Sterling silver; lapis lazuli; Sleeping Beauty turquoise
$1,500 + shipping, handling, and insurance
This one is a personal favorite, and despite the glorious blues that adorn it, it’s not really the stones that give it that status: it’s the stampwork.
This is a masterpiece of freehand scorework and stampwork and texturization, lines deep and even, curves and arcs flowing and perfectly. matched, the textured edging deep and freeform and meticulous covering every millimeter of the space designated as its own.

And it reminds me where the true strength in weaving lies.

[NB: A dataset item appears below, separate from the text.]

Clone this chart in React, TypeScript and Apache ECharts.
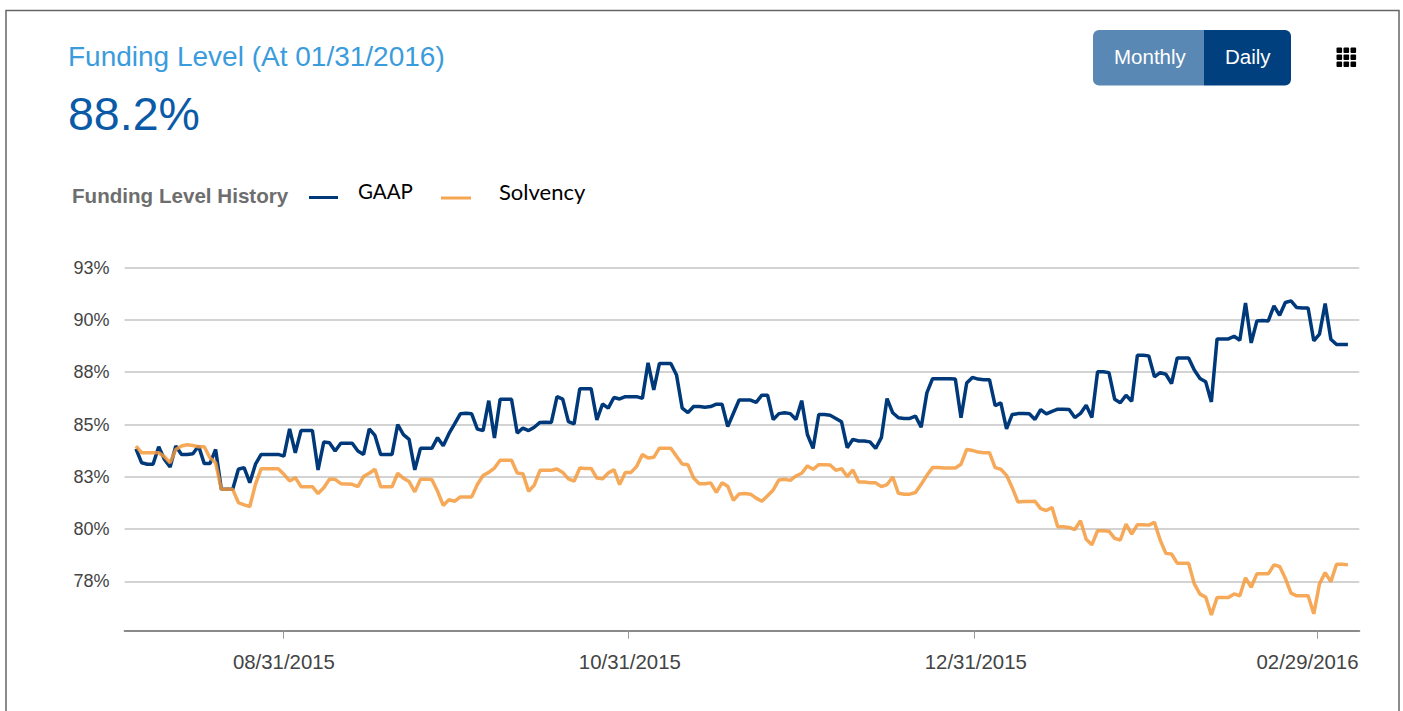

It’s a truth our peoples have always known, despite the colonial worlds’ best efforts to erase it from our memories. Our strength lies not in our individual strands, our separate filaments and threads and fibers and strips. Nor does it lie in the simple act of combining. Coming together is not enough; colonial governance should have taught the whole world that by now, and yet it continues to avert its eyes from this simple and fundamental truth.
No, our real power exists in the ways that our combining, cooperating, collaborating, conspiring in community increases our strength. One thread is fragile. One hundred threads arrayed in parallel, touching, perhaps glued together? Yes, the whole is “stronger” in the sense that it contains the sum of each individual thread’s power. But it is only equal to the sum of its parts.
Weaving does the opposite. Weaving multiplies strength: It turns the combination of individual threads into something far stronger, far more resistant to breakage than any mere sum of them could ever do without sharing of themselves.
And this is how we heal our world: Not by allowing ourselves to be misled by the false prophets of colonialism, but by working on those small spaces within our control, in community with each, weaving our powers and skills and talents and resources into a blanket that no outside force can tear. We do it by treating the other forces of our world, the elemental powers, the children of earth and cosmos alike as equal, in community with us.
We do it by weaving strong spaces with spirits of water and sky, and all the other forces that animate our world.